I’d forgotten about the scent of the sound, which had its own
particular tang, different from anywhere else in the world…”
                                                                                                Beatriz Williams
                                                                                                The Summer Wives

At an early age Beatriz was taken to the Oregon Shakespeare Festival in Ashland by her parents. Most of her books contain fragments from those experiences. The Summer Wives certainly does. Miranda, the main character who falls in love with a sailing-loving local, is drawn from her namesake in The Tempest. In Shakespeare’s play, Miranda is the daughter of Prospero. She is a compassionate young woman who lives on an island and who falls in love with a shipwrecked sailor, Ferdinand:

How many goodly creatures are there here!
How beauteous mankind is!
O, Brave new world, that has such people in’t.”

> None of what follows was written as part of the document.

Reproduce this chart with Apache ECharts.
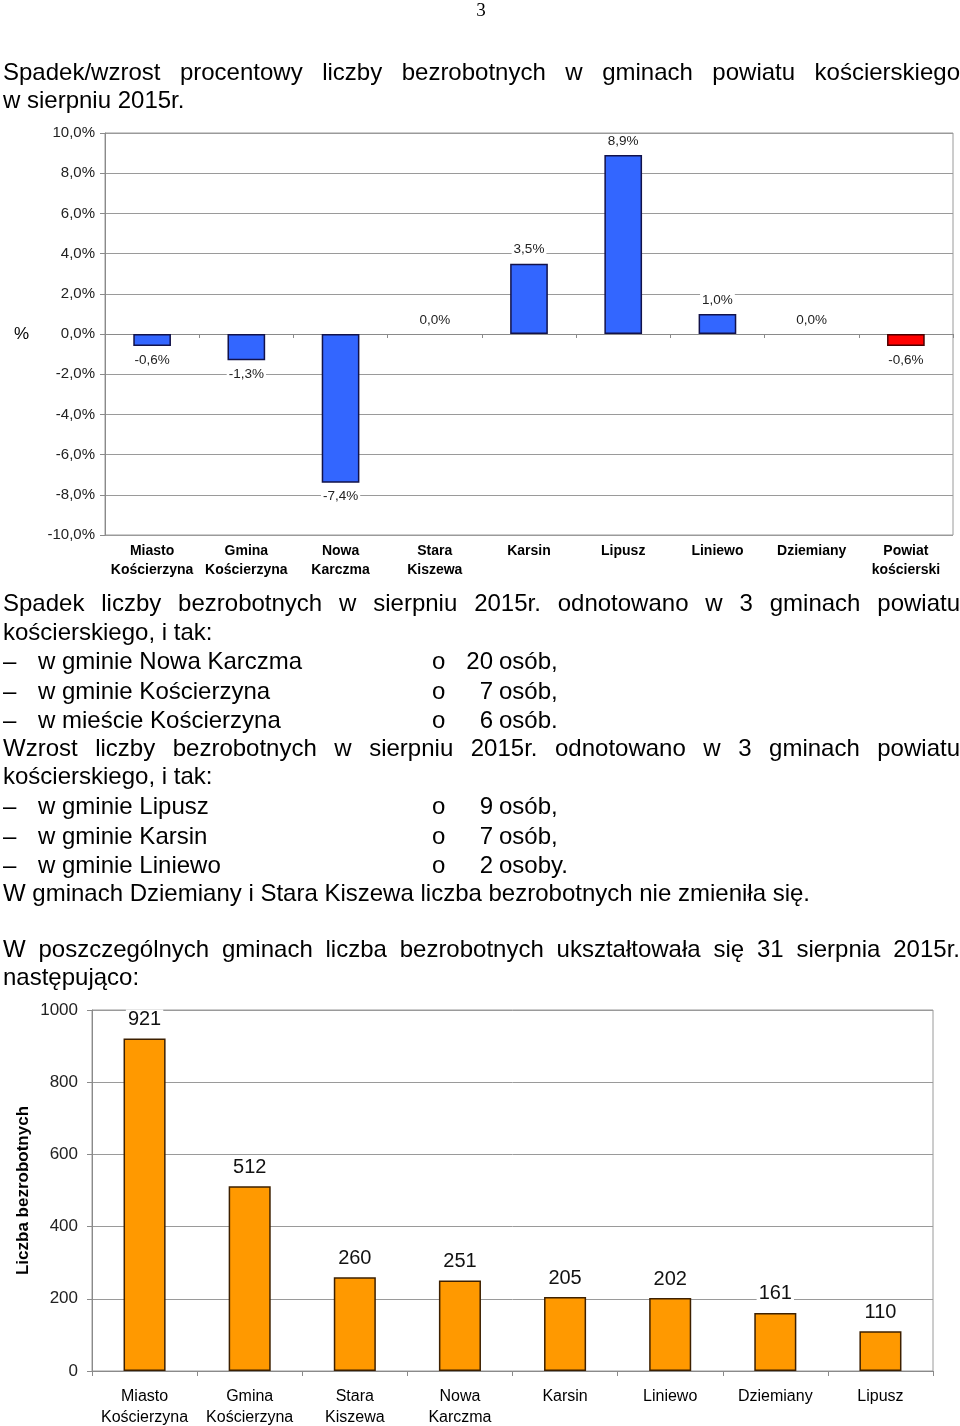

As in all Beatriz’s novels, we travel between different time periods. In this case, most of the story takes place in the two years, 1951 and 1969, though we spend a few pages in 1930, when the story’s seeds – a double entendre, in the case of this book – are planted. We know there is a mystery; but it is unraveled slowly, allowing the reader to gradually realize its myriad tentacles. There is poignancy and happiness, love and hatred, envy and redemption.

Toward the end of Beatriz’s novel, Miranda – now a stage and film star and no longer the naïf she was in 1951 – directs a play – Act One of The Tempest. The venue is set on a beach to celebrate the end of summer. An artist friend of her mother’s, Brigette, has been asked to play the slave Caliban. Brigette insists on playing the part her way, linking the role to the relationship between summer people and year-rounders. So, she tells Miranda how she sees Caliban: “He’s their slave…They have invaded his world, his island and now they rule him…This is their greatest fear, you know, that the savage will impregnate the gentile.” The present is thus embedded in the past.

We also get exposure to Troilus and Cressida and Richard II. In the latter she quotes John of Gaunt in one of his most memorable (and one of my favorite) soliloquies: “…this little world, this precious stone set in a silvery sea, which… serves as a moat, defensive to a house against the envy of less happier lands…This blessed plot, this earth, this realm, this England.” It is the way many of her characters, from both ends of the social scale, feel about their island.

The story takes place on a fictionalized version of Fishers Island, which is off the east end of Long Island and a forty-five-minute ferry ride from New London, Connecticut. Beatriz was intrigued by a place not well known to most Americans, but one to which summer residents have returned for generations. She was interested in the contacts and interdependency between those who live on the island year-round and those for whom the island is a summer interlude from homes on Park Avenue and Beacon Hill. Bianca, one of the natives, speaks to this relationship, in 1930: “You and your damned Families. You can afford anything, can’t you? One wife for the summer, and another wife for the rest of the year. My God, I am an idiot.” Relationships assume complexities and consequences, which Beatriz explores.

With all that happens to Miranda over the years, it would be understandable should she have become cynical, but she doesn’t. She retains some of the characteristics of her name sake, and we are left hanging, not knowing what the future might entail, but we respect her. We leave her outside Greyfriars in 1970, a year after the story ends, looking toward the lighthouse (which plays a prominent role). She is watching the sails of boats populating the waters, when one catches her attention: “An ordinary sailboat, carrying an ordinary man, beating his way past the edge of Fleet Rock and up the treacherous channel toward me.” That is her last sentence, leaving the reader hungry for more. Like Trollope, Beatriz’s characters do not remain between the pages of a single book. Minor characters in one novel take on bigger roles in another. I hope, and I suspect, we have not heard the last of Miranda and Joseph.

In the meantime, enjoy this erudite and readable novel. Not only will you be entertained; you will be challenged.